If you’re expecting a baby, it’s easy to get caught up in the joy and excitement of growing your family. You might find yourself daydreaming about baby names, planning the perfect gender reveal party, or regularly splurging on baby clothes (they are pretty cute). What’s something you might not be thinking about as much? Planning financially for your new addition.
It’s never too early to think about money. Even if you just found out that you or your partner is pregnant, it’s never too early to give your finances some serious thought. After all, raising a kid isn’t exactly a small expense. According to MoneySense, the average cost of raising a child until age 18 in Canada is about $243,660 (or over $12,825 a month). That’s no small amount!
Here’s the thing: that first year of your child’s life can actually be particularly stressful financially. Why? Because you’re having to buy big-ticket baby items (think strollers and car seats) at a time when your income may be slashed by parental leave.
So what can you do to make sure you’re in the best financial position possible when your baby arrives? Implement these 8 tips for preparing financially for your growing family.
If you’re eligible for employment insurance (EI) benefits, you can get paid a percentage of your average weekly insurable earnings up to a maximum amount. Specifically, you can get paid 55% of your earnings for 35 weeks or 33% of your earnings for 61 weeks. In either case, you can share these benefits with your baby’s co-parent.
If you’re lucky, your employer might offer additional parental leave benefits on top of what you get from EI. For example, your employer might top up your benefits so that you get paid more than the standard 55% or 33% (score!). Be sure to get the full details on your parental leave benefits so you can start thinking about what you’ll expect to bring home while off on parental leave.
Babies may be small. But they require a ton of gear that’s pricey enough to give you a serious case of sticker shock. To make sure that you can buy everything you need without pushing yourself to your financial limits, create a budget for baby items. Remember to account not only for the no-brainer, big-ticket items (like a crib and stroller), but also for the pacifiers, bottle brushes, and other small items that are easy to forget about. Identify how much you can afford to spend on each item so that you don’t burn through your savings before your baby arrives.

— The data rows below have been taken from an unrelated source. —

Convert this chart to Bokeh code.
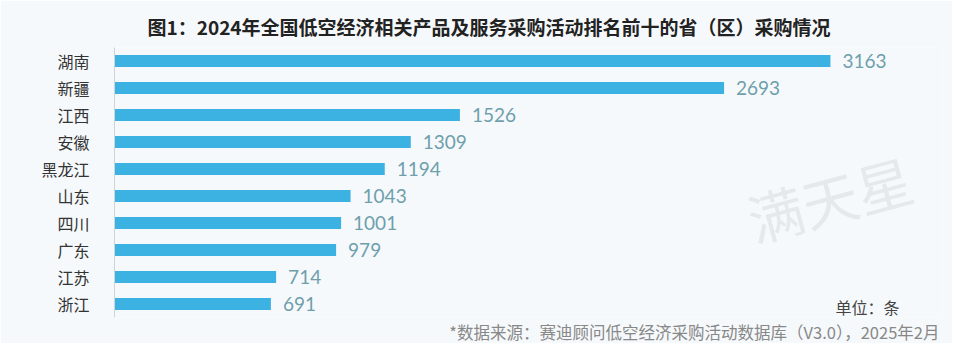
import math
from bokeh.plotting import figure
from bokeh.models import ColumnDataSource, LabelSet, Label, FactorRange, Range1d, Title
from bokeh.core.properties import value
from bokeh.embed import file_html
from bokeh.resources import INLINE

provinces = ["湖南", "新疆", "江西", "安徽", "黑龙江", "山东", "四川", "广东", "江苏", "浙江"]
counts = [3163, 2693, 1526, 1309, 1194, 1043, 1001, 979, 714, 691]
count_labels = [str(c) for c in counts]

title_text = "图1：2024年全国低空经济相关产品及服务采购活动排名前十的省（区）采购情况"
unit_text = "单位：条"
source_text = "*数据来源：赛迪顾问低空经济采购活动数据库（V3.0），2025年2月"
watermark_text = "满天星"

CJK = "Noto Sans CJK SC"
BG = "#f6f9fb"

src = ColumnDataSource(dict(prov=provinces, cnt=counts, lab=count_labels))

p = figure(width=952, height=343, output_backend="svg", toolbar_location=None,
           y_range=FactorRange(factors=provinces[::-1]),
           x_range=Range1d(0, 3658),
           min_border_left=114, min_border_right=10,
           min_border_top=47, min_border_bottom=20)
p.background_fill_color = BG
p.border_fill_color = BG
p.outline_line_color = None
p.grid.visible = False
p.xaxis.visible = False

p.title.text = title_text
p.title.align = "left"
p.title.offset = 33
p.title.text_font = CJK
p.title.text_font_size = "19px"
p.title.text_font_style = "bold"
p.title.text_color = "#222222"
p.title.standoff = 16

p.add_layout(Label(x=715, y=120, x_units="screen", y_units="screen", text=watermark_text,
                   angle=math.radians(15), text_align="center", text_baseline="middle",
                   text_font=CJK, text_font_size="56px", text_font_style="normal",
                   text_color="#aab3b9", text_alpha=0.22))

p.hbar(y="prov", right="cnt", left=0, height=0.44, source=src,
       fill_color="#3cb2e2", line_color=None)

ax = p.yaxis[0]
ax.axis_line_color = "#cfd4d8"
ax.major_tick_line_color = None
ax.minor_tick_line_color = None
ax.major_label_standoff = 19
ax.major_label_text_font = CJK
ax.major_label_text_font_size = "16px"
ax.major_label_text_color = "#333333"

labels = LabelSet(x="cnt", y="prov", text="lab", source=src, x_offset=12,
                  text_baseline="middle", text_font=value("Lato"),
                  text_font_size="19px", text_color="#6e9fac")
p.add_layout(labels)

p.add_layout(Label(x=785, y=11, x_units="screen", y_units="screen", text=unit_text,
                   text_align="right", text_baseline="middle", text_font=CJK,
                   text_font_size="16px", text_color="#444444"))

src_title = Title(text=source_text, align="right", offset=3, text_font=CJK,
                  text_font_size="16.5px", text_font_style="normal",
                  text_color="#888888", standoff=0)
p.add_layout(src_title, "below")

open("out.html", "w").write(file_html(p, INLINE))
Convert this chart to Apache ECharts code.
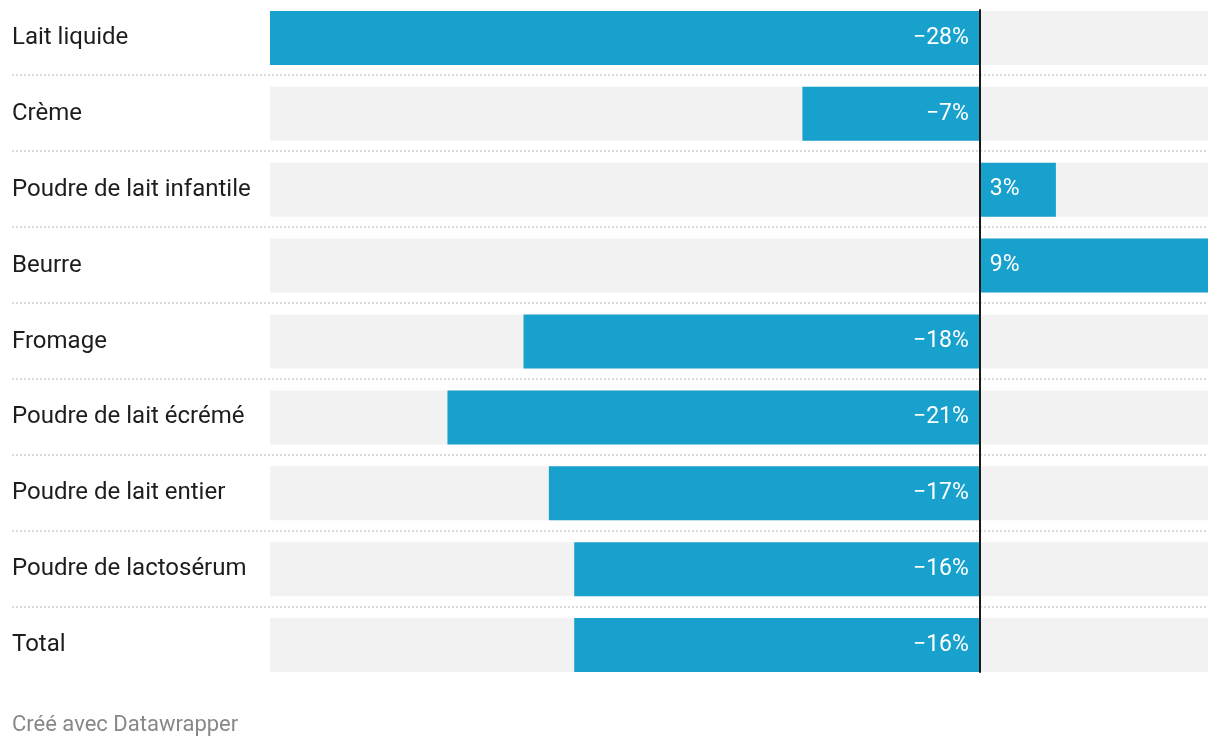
<!DOCTYPE html>
<html>
<head>
<meta charset="utf-8">
<script src="https://cdn.jsdelivr.net/npm/echarts@6/dist/echarts.min.js"></script>
<style>
html,body{margin:0;padding:0;background:#fff;}
#chart{width:1220px;height:748px;}
</style>
</head>
<body>
<div id="chart"></div>
<script>
const categories = [
  "Lait liquide",
  "Crème",
  "Poudre de lait infantile",
  "Beurre",
  "Fromage",
  "Poudre de lait écrémé",
  "Poudre de lait entier",
  "Poudre de lactosérum",
  "Total"
];
const values = [-28, -7, 3, 9, -18, -21, -17, -16, -16];
const axisMin = -28;
const axisMax = 9;
const footerText = "Créé avec Datawrapper";

const FONT = "Roboto, 'Noto Sans', sans-serif";

function fmt(v) {
  return (v < 0 ? "\u2212" + Math.abs(v) : String(v)) + "%";
}

const chart = echarts.init(document.getElementById("chart"), null, { renderer: "canvas" });

const barData = values.map(v => ({
  value: v,
  label: {
    position: v < 0 ? "insideRight" : "insideLeft",
    distance: v < 0 ? 11 : 10
  }
}));

chart.setOption({
  animation: false,
  backgroundColor: "#ffffff",
  title: {
    text: footerText,
    left: 12,
    top: 714,
    padding: 0,
    textStyle: { fontFamily: FONT, fontSize: 22, fontWeight: "normal", color: "#888888" }
  },
  grid: [
    { left: 270, right: 12, top: -1, height: 684 },
    { left: 12, right: 12, top: 75, height: 532 },
    { left: 270, right: 12, top: 10, height: 662 }
  ],
  xAxis: [
    { gridIndex: 0, type: "value", min: axisMin, max: axisMax, show: false },
    { gridIndex: 1, type: "value", min: 0, max: 1, show: false },
    { gridIndex: 2, type: "value", min: axisMin, max: axisMax, show: false }
  ],
  yAxis: [
    {
      gridIndex: 0,
      type: "category",
      data: categories,
      inverse: true,
      axisLine: { show: false },
      axisTick: { show: false },
      splitLine: { show: false },
      axisLabel: {
        align: "left",
        margin: 258,
        fontFamily: FONT,
        fontSize: 24,
        color: "#1d1d1d"
      }
    },
    {
      gridIndex: 1,
      type: "value",
      min: 0,
      max: 7,
      interval: 1,
      axisLine: { show: false },
      axisTick: { show: false },
      axisLabel: { show: false },
      splitLine: {
        show: true,
        lineStyle: { color: "#cfcfcf", width: 1.5, type: [2, 2] }
      }
    },
    {
      gridIndex: 2,
      type: "value",
      min: 0,
      max: 1,
      z: 10,
      axisLine: { show: true, onZero: true, lineStyle: { color: "#1a1a1a", width: 2 } },
      axisTick: { show: false },
      axisLabel: { show: false },
      splitLine: { show: false }
    }
  ],
  series: [
    {
      type: "bar",
      xAxisIndex: 0,
      yAxisIndex: 0,
      data: barData,
      barWidth: 54,
      showBackground: true,
      backgroundStyle: { color: "#f2f2f2" },
      itemStyle: { color: "#18a1cd" },
      label: {
        show: true,
        formatter: p => fmt(p.value),
        fontFamily: FONT,
        fontSize: 23,
        color: "#ffffff"
      }
    }
  ]
});
</script>
</body>
</html>
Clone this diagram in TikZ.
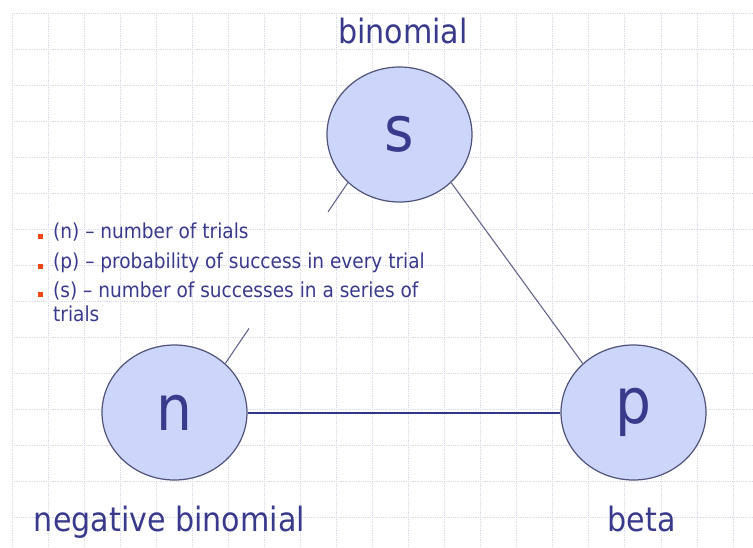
\documentclass[tikz,border=0pt]{standalone}
\usepackage{fontspec}
\setmainfont{DejaVu Sans Condensed}
\usetikzlibrary{shapes.geometric,calc}
\definecolor{gridc}{RGB}{218,218,238}
\definecolor{fillc}{RGB}{204,214,250}
\definecolor{edgec}{RGB}{80,82,120}
\definecolor{txtc}{RGB}{58,58,140}
\definecolor{linec}{RGB}{100,102,140}
\definecolor{thickc}{RGB}{52,52,140}
\definecolor{bulc}{RGB}{240,70,20}
\tikzset{
  gridline/.style={draw=gridc, line width=0.8pt, densely dotted},
  var/.style={ellipse, draw=edgec, line width=1.2pt, fill=fillc, minimum width=145pt, minimum height=135pt, inner sep=0pt, text=txtc, font=\fontsize{63}{63}\selectfont},
  lab/.style={anchor=base, text=txtc, font=\fontsize{33.5}{36}\selectfont, inner sep=0pt},
  itemtxt/.style={anchor=base west, text=txtc, font=\fontsize{20.6}{22}\selectfont, inner sep=0pt},
  bul/.style={fill=bulc, minimum size=5pt, inner sep=0pt, draw=none},
  thin/.style={draw=linec, line width=1.1pt},
  thick/.style={draw=thickc, line width=2pt}
}
\begin{document}
\begin{tikzpicture}[x=1pt,y=-1pt]
\useasboundingbox[fill=white] (0,0) rectangle (753,547);
\foreach \k in {0,...,20} \draw[gridline] ({12+36.05*\k},13) -- ({12+36.05*\k},547);
\foreach \k in {0,...,14} \draw[gridline] (12,{13+36.05*\k}) -- (753,{13+36.05*\k});

\node[var] (s) at (399.5,134.5) {s};
\node[var] (n) at (174.5,412.5) {n};
\node[var] (p) at (633.5,412.5) {p};

\node[lab] (ls) at (403,43) {binomial};
\node[lab] (ln) at (169.5,531) {negative binomial};
\node[lab] (lp) at (641.5,531) {beta};

\draw[thin] (s.317) -- (p.136);
\draw[thick] (n.east) -- (p.west);
\coordinate (g1) at ($(s.223)!0.161!(n.44)$);
\coordinate (g2) at ($(s.223)!0.806!(n.44)$);
\draw[thin] (s.223) -- (g1);
\draw[thin] (g2) -- (n.44);

\node[bul] (b1) at (40.8,236.3) {};
\node[bul] (b2) at (40.8,266) {};
\node[bul] (b3) at (40.8,294) {};
\node[itemtxt] (t1) at (53,238) {(n) – number of trials};
\node[itemtxt] (t2) at (53,268) {(p) – probability of success in every trial};
\node[itemtxt] (t3) at (53,297.5) {(s) – number of successes in a series of};
\node[itemtxt] (t4) at (53,321.5) {trials};
\end{tikzpicture}
\end{document}
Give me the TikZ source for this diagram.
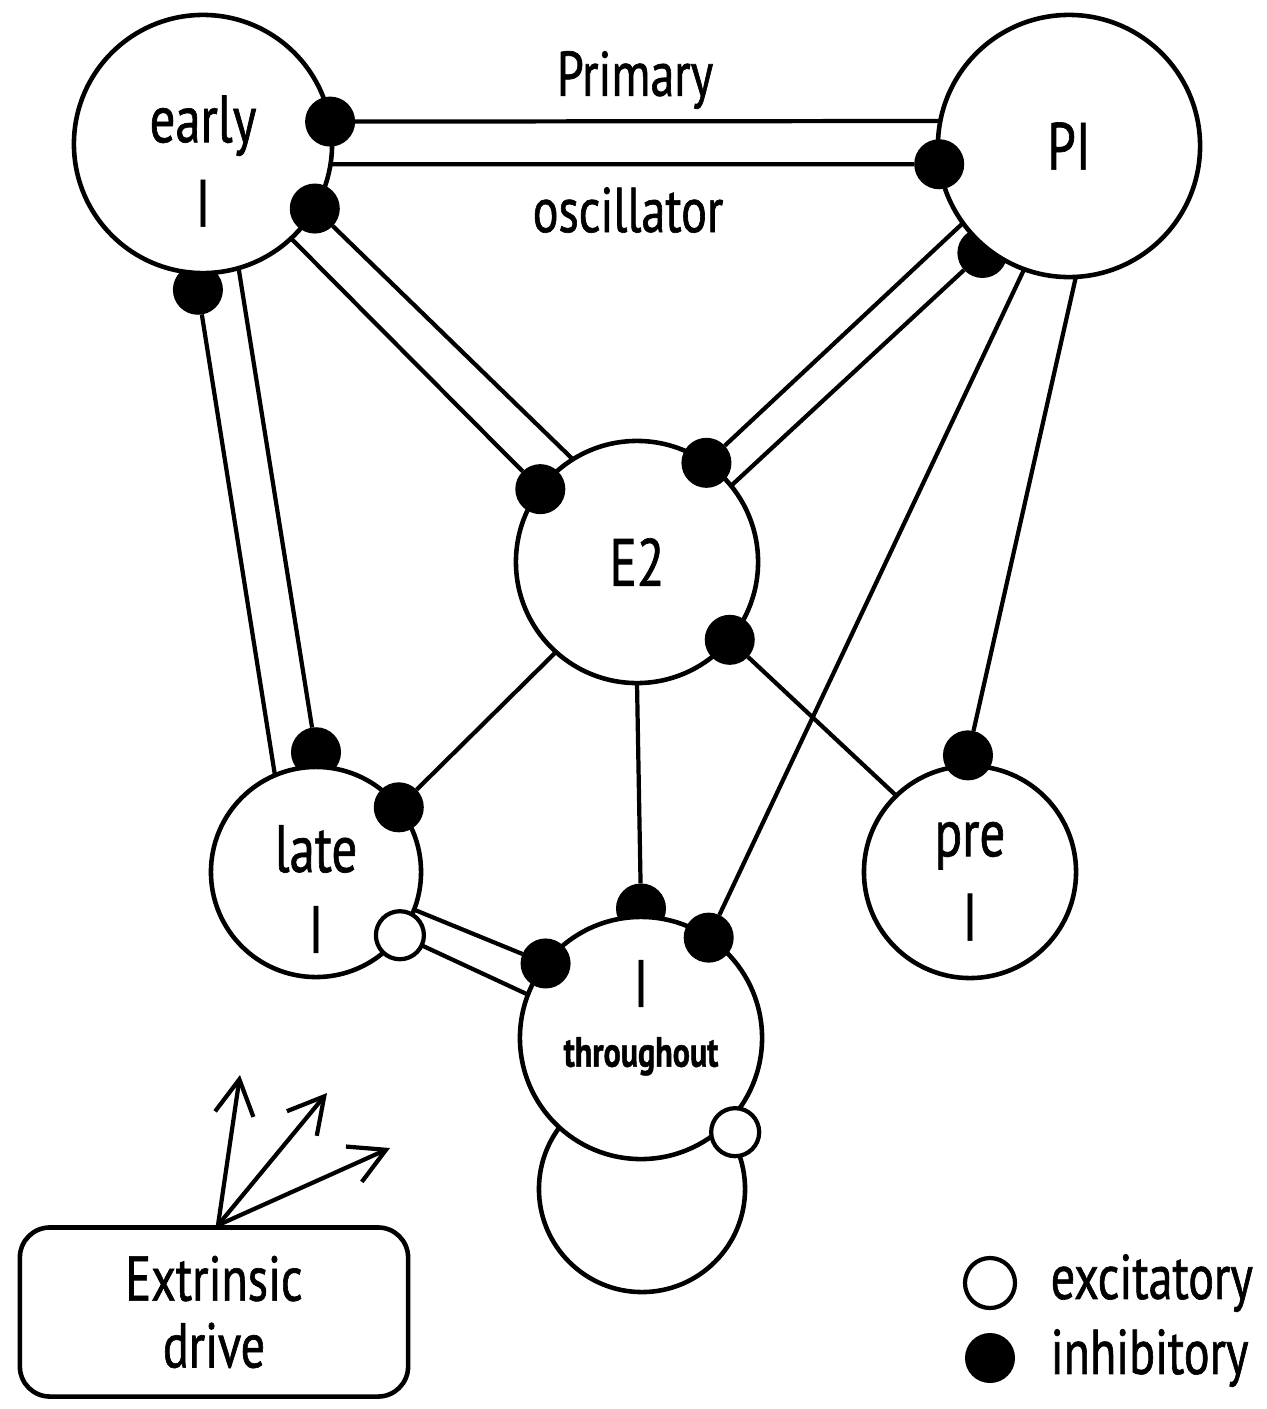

A single pack of diapers or a tub of formula may not be as expensive as a crib or car seat. But because you have to buy them regularly, it doesn’t take long for the costs to add up. Prepare for these extra demands on your wallet by creating a budget for the expenses you’ll have once your baby arrives. Include both baby expenses and other family expenses. And be sure to factor in any reduced pay you and your partner will receive while on parental leave.
When you have a child who depends on you, it becomes even more important to be prepared for any curveballs that life decides to throw at you. One of the best ways to do this is to set aside a portion of your monthly income for an emergency fund. Specifically, aim to have funds that could cover 3–6 months of your daily expenses. You may not end up needing the money anytime soon. But if your partner gets laid off while you’re still on leave, having an emergency fund can prevent you from facing a financial crisis while you’re still trying to adjust to your new family.
Babies are smarter than we give them credit for, but they can’t take care of themselves during the day. So if both you and your partner currently work, you’ll need to think about how you’re going to cover childcare responsibilities. Will one of you stay home from work after your parental leave ends? Or will you pay for childcare? You don’t need to settle on a firm decision now. But because childcare will be a major expense (whether it comes in the form of monthly payments or a loss in parental income), it’s helpful to start the conversation with your spouse early on.
Welcoming a new addition to your family is supposed to be a happy time in your life. So you may not want to think about the possibility that you or your partner might not live long enough to see your bundle of joy grow up. However, in the event that the unexpected happens, you’ll want to know that there’s someone to take care of your child and cover his or her expenses until adulthood. You can designate a guardian for your child by creating or updating your will. This way, you’ll get to choose who cares for your child instead of leaving it to the courts to make the decision for you.
It’s especially common for people to buy life insurance when they’re expecting a baby. Why? Because the purpose of life insurance is to protect the people in your life who are dependent on you financially in the event that you die prematurely. And when you have a child, you’re guaranteed to have at least one person who is financially dependent on you.
Although there are many different types of life insurance you can buy, term life insurance is the best bet for most families. It’s typically the optimal way to ensure your family is covered financially without being overprotected.
Having a child can be challenging because of sleep deprivation and change in family dynamics that come along with it. But welcoming a new addition to your home can also be stressful financially. The good news, however, is that when you take the time to consider your finances and prepare for changes in your income and expenses, it’s a lot easier to enjoy this special time in your life.